# GIVEN EXERCISE
Please output every line of the material as it stands, without the pictures.

Dataset records:

══════════════════════════════

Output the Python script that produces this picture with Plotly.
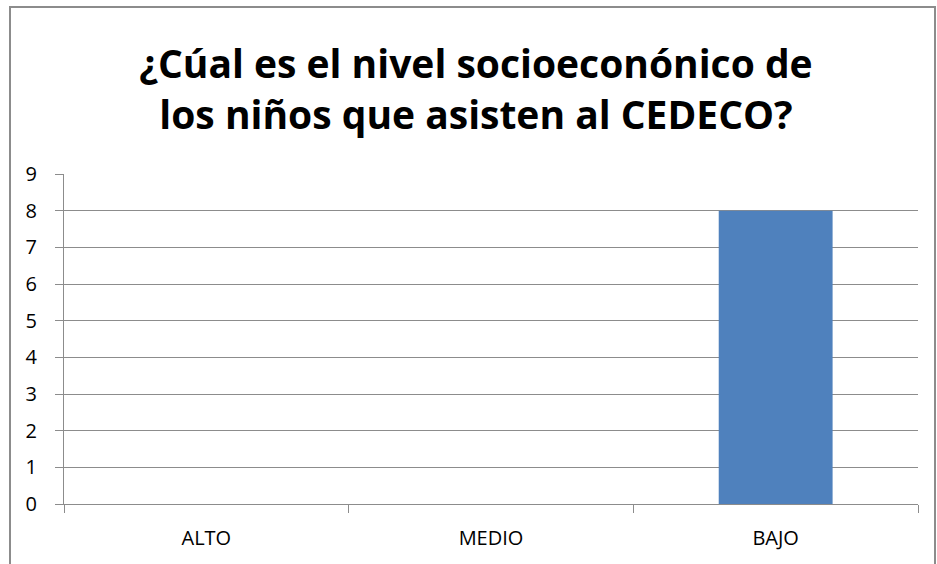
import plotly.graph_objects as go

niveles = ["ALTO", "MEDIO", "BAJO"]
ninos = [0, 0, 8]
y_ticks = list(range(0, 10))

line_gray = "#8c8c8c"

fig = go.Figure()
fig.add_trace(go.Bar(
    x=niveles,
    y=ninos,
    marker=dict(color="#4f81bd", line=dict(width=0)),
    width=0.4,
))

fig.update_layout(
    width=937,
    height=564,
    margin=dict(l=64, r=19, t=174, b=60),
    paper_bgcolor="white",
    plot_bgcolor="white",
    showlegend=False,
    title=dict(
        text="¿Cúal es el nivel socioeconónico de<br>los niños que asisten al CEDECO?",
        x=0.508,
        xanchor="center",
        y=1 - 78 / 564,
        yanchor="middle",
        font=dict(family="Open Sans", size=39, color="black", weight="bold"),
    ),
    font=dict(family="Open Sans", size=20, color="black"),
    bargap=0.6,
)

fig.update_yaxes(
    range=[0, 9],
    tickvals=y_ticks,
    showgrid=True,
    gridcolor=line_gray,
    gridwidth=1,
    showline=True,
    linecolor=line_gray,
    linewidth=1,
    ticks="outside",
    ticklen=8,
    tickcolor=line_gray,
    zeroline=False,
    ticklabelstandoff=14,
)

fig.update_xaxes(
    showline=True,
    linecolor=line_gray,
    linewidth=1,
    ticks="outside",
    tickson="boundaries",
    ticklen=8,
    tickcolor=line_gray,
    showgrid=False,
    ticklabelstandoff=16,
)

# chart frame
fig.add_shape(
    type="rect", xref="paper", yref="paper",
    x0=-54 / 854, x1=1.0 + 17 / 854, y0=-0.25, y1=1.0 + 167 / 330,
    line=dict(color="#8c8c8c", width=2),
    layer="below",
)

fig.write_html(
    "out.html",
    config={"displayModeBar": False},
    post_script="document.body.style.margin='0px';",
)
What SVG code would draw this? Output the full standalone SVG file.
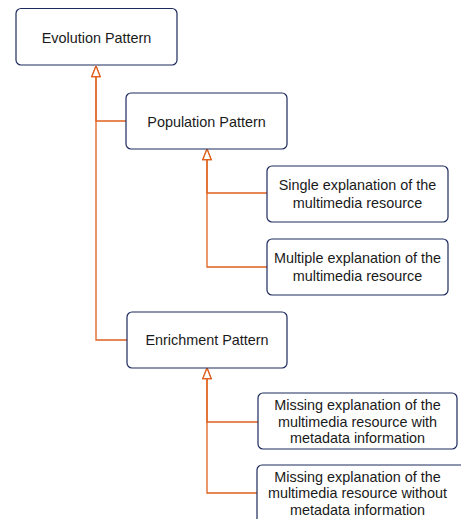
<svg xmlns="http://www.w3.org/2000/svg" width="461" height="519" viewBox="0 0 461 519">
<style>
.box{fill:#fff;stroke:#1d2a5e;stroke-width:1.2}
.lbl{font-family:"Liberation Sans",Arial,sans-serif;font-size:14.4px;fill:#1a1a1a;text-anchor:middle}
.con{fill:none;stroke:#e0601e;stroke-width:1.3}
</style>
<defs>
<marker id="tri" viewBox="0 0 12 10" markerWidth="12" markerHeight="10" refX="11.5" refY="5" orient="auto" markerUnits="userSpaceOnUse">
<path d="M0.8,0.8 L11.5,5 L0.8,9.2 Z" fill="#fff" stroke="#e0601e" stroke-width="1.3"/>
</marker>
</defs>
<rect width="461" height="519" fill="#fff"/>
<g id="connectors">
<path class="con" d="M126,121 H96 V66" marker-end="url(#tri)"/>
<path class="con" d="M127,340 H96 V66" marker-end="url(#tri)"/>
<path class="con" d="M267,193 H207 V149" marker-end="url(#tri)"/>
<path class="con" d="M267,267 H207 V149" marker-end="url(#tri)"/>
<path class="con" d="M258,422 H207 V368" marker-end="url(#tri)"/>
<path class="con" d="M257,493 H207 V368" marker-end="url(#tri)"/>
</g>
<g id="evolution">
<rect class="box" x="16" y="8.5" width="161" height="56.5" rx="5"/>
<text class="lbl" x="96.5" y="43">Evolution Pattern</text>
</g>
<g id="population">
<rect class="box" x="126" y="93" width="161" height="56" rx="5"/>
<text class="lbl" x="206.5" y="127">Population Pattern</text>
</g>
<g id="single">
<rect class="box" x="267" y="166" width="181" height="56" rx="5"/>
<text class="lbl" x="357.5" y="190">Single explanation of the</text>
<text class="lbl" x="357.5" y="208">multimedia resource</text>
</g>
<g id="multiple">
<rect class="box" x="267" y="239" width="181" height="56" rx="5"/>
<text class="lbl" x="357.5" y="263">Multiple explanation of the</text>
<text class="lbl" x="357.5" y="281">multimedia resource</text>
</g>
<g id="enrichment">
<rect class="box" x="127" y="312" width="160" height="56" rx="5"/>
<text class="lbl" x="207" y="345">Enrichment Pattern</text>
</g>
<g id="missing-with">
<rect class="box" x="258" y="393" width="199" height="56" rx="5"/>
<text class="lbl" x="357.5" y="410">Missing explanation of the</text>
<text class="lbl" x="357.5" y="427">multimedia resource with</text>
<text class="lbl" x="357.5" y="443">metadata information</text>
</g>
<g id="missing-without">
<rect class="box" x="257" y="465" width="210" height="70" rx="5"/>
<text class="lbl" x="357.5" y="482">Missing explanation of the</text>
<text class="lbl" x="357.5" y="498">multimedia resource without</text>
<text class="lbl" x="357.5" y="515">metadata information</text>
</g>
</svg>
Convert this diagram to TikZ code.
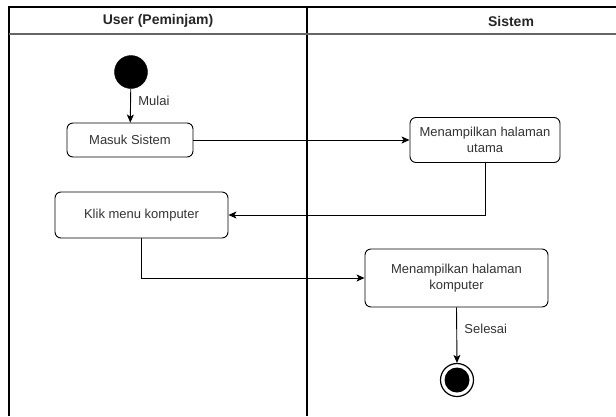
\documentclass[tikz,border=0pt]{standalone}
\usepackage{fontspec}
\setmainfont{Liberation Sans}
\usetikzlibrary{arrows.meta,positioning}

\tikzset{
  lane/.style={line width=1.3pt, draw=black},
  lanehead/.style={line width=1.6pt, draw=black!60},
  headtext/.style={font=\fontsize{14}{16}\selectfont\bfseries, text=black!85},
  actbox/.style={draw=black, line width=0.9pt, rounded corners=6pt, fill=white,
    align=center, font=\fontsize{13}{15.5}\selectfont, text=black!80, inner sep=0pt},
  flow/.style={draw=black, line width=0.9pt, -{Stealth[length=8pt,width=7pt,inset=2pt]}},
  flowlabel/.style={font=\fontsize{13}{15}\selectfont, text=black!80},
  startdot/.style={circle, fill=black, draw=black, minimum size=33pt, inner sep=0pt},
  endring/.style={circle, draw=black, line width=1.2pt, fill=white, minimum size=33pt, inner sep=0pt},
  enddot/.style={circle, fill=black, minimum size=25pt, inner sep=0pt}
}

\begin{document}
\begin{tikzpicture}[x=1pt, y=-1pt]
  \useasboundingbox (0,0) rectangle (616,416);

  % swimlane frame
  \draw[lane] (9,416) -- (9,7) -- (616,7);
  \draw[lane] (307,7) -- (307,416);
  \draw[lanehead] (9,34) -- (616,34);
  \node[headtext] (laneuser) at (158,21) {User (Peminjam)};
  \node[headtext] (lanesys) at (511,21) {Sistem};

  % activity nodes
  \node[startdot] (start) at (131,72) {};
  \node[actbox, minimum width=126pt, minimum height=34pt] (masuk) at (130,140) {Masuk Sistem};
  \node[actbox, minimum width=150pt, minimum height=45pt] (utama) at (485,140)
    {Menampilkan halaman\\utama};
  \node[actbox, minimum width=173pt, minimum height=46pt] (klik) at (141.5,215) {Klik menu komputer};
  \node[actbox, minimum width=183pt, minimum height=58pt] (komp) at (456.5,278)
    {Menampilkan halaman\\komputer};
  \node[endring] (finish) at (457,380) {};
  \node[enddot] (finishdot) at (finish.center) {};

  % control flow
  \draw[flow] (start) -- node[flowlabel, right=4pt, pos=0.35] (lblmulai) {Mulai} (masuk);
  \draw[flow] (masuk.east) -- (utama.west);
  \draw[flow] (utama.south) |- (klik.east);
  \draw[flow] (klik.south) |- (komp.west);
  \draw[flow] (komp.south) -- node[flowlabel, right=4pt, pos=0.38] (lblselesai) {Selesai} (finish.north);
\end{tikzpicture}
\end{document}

══════════════════════════════

# TASK ANSWER
Output the Python script that produces this picture with Plotly.
import plotly.graph_objects as go

niveles = ["ALTO", "MEDIO", "BAJO"]
ninos = [0, 0, 8]
y_ticks = list(range(0, 10))

line_gray = "#8c8c8c"

fig = go.Figure()
fig.add_trace(go.Bar(
    x=niveles,
    y=ninos,
    marker=dict(color="#4f81bd", line=dict(width=0)),
    width=0.4,
))

fig.update_layout(
    width=937,
    height=564,
    margin=dict(l=64, r=19, t=174, b=60),
    paper_bgcolor="white",
    plot_bgcolor="white",
    showlegend=False,
    title=dict(
        text="¿Cúal es el nivel socioeconónico de<br>los niños que asisten al CEDECO?",
        x=0.508,
        xanchor="center",
        y=1 - 78 / 564,
        yanchor="middle",
        font=dict(family="Open Sans", size=39, color="black", weight="bold"),
    ),
    font=dict(family="Open Sans", size=20, color="black"),
    bargap=0.6,
)

fig.update_yaxes(
    range=[0, 9],
    tickvals=y_ticks,
    showgrid=True,
    gridcolor=line_gray,
    gridwidth=1,
    showline=True,
    linecolor=line_gray,
    linewidth=1,
    ticks="outside",
    ticklen=8,
    tickcolor=line_gray,
    zeroline=False,
    ticklabelstandoff=14,
)

fig.update_xaxes(
    showline=True,
    linecolor=line_gray,
    linewidth=1,
    ticks="outside",
    tickson="boundaries",
    ticklen=8,
    tickcolor=line_gray,
    showgrid=False,
    ticklabelstandoff=16,
)

# chart frame
fig.add_shape(
    type="rect", xref="paper", yref="paper",
    x0=-54 / 854, x1=1.0 + 17 / 854, y0=-0.25, y1=1.0 + 167 / 330,
    line=dict(color="#8c8c8c", width=2),
    layer="below",
)

fig.write_html(
    "out.html",
    config={"displayModeBar": False},
    post_script="document.body.style.margin='0px';",
)
What SVG code would draw this? Output the full standalone SVG file.
<svg xmlns="http://www.w3.org/2000/svg" width="461" height="519" viewBox="0 0 461 519">
<style>
.box{fill:#fff;stroke:#1d2a5e;stroke-width:1.2}
.lbl{font-family:"Liberation Sans",Arial,sans-serif;font-size:14.4px;fill:#1a1a1a;text-anchor:middle}
.con{fill:none;stroke:#e0601e;stroke-width:1.3}
</style>
<defs>
<marker id="tri" viewBox="0 0 12 10" markerWidth="12" markerHeight="10" refX="11.5" refY="5" orient="auto" markerUnits="userSpaceOnUse">
<path d="M0.8,0.8 L11.5,5 L0.8,9.2 Z" fill="#fff" stroke="#e0601e" stroke-width="1.3"/>
</marker>
</defs>
<rect width="461" height="519" fill="#fff"/>
<g id="connectors">
<path class="con" d="M126,121 H96 V66" marker-end="url(#tri)"/>
<path class="con" d="M127,340 H96 V66" marker-end="url(#tri)"/>
<path class="con" d="M267,193 H207 V149" marker-end="url(#tri)"/>
<path class="con" d="M267,267 H207 V149" marker-end="url(#tri)"/>
<path class="con" d="M258,422 H207 V368" marker-end="url(#tri)"/>
<path class="con" d="M257,493 H207 V368" marker-end="url(#tri)"/>
</g>
<g id="evolution">
<rect class="box" x="16" y="8.5" width="161" height="56.5" rx="5"/>
<text class="lbl" x="96.5" y="43">Evolution Pattern</text>
</g>
<g id="population">
<rect class="box" x="126" y="93" width="161" height="56" rx="5"/>
<text class="lbl" x="206.5" y="127">Population Pattern</text>
</g>
<g id="single">
<rect class="box" x="267" y="166" width="181" height="56" rx="5"/>
<text class="lbl" x="357.5" y="190">Single explanation of the</text>
<text class="lbl" x="357.5" y="208">multimedia resource</text>
</g>
<g id="multiple">
<rect class="box" x="267" y="239" width="181" height="56" rx="5"/>
<text class="lbl" x="357.5" y="263">Multiple explanation of the</text>
<text class="lbl" x="357.5" y="281">multimedia resource</text>
</g>
<g id="enrichment">
<rect class="box" x="127" y="312" width="160" height="56" rx="5"/>
<text class="lbl" x="207" y="345">Enrichment Pattern</text>
</g>
<g id="missing-with">
<rect class="box" x="258" y="393" width="199" height="56" rx="5"/>
<text class="lbl" x="357.5" y="410">Missing explanation of the</text>
<text class="lbl" x="357.5" y="427">multimedia resource with</text>
<text class="lbl" x="357.5" y="443">metadata information</text>
</g>
<g id="missing-without">
<rect class="box" x="257" y="465" width="210" height="70" rx="5"/>
<text class="lbl" x="357.5" y="482">Missing explanation of the</text>
<text class="lbl" x="357.5" y="498">multimedia resource without</text>
<text class="lbl" x="357.5" y="515">metadata information</text>
</g>
</svg>
Convert this diagram to TikZ code.
\documentclass[tikz,border=0pt]{standalone}
\usepackage{fontspec}
\setmainfont{Liberation Sans}
\usetikzlibrary{arrows.meta,positioning}

\tikzset{
  lane/.style={line width=1.3pt, draw=black},
  lanehead/.style={line width=1.6pt, draw=black!60},
  headtext/.style={font=\fontsize{14}{16}\selectfont\bfseries, text=black!85},
  actbox/.style={draw=black, line width=0.9pt, rounded corners=6pt, fill=white,
    align=center, font=\fontsize{13}{15.5}\selectfont, text=black!80, inner sep=0pt},
  flow/.style={draw=black, line width=0.9pt, -{Stealth[length=8pt,width=7pt,inset=2pt]}},
  flowlabel/.style={font=\fontsize{13}{15}\selectfont, text=black!80},
  startdot/.style={circle, fill=black, draw=black, minimum size=33pt, inner sep=0pt},
  endring/.style={circle, draw=black, line width=1.2pt, fill=white, minimum size=33pt, inner sep=0pt},
  enddot/.style={circle, fill=black, minimum size=25pt, inner sep=0pt}
}

\begin{document}
\begin{tikzpicture}[x=1pt, y=-1pt]
  \useasboundingbox (0,0) rectangle (616,416);

  % swimlane frame
  \draw[lane] (9,416) -- (9,7) -- (616,7);
  \draw[lane] (307,7) -- (307,416);
  \draw[lanehead] (9,34) -- (616,34);
  \node[headtext] (laneuser) at (158,21) {User (Peminjam)};
  \node[headtext] (lanesys) at (511,21) {Sistem};

  % activity nodes
  \node[startdot] (start) at (131,72) {};
  \node[actbox, minimum width=126pt, minimum height=34pt] (masuk) at (130,140) {Masuk Sistem};
  \node[actbox, minimum width=150pt, minimum height=45pt] (utama) at (485,140)
    {Menampilkan halaman\\utama};
  \node[actbox, minimum width=173pt, minimum height=46pt] (klik) at (141.5,215) {Klik menu komputer};
  \node[actbox, minimum width=183pt, minimum height=58pt] (komp) at (456.5,278)
    {Menampilkan halaman\\komputer};
  \node[endring] (finish) at (457,380) {};
  \node[enddot] (finishdot) at (finish.center) {};

  % control flow
  \draw[flow] (start) -- node[flowlabel, right=4pt, pos=0.35] (lblmulai) {Mulai} (masuk);
  \draw[flow] (masuk.east) -- (utama.west);
  \draw[flow] (utama.south) |- (klik.east);
  \draw[flow] (klik.south) |- (komp.west);
  \draw[flow] (komp.south) -- node[flowlabel, right=4pt, pos=0.38] (lblselesai) {Selesai} (finish.north);
\end{tikzpicture}
\end{document}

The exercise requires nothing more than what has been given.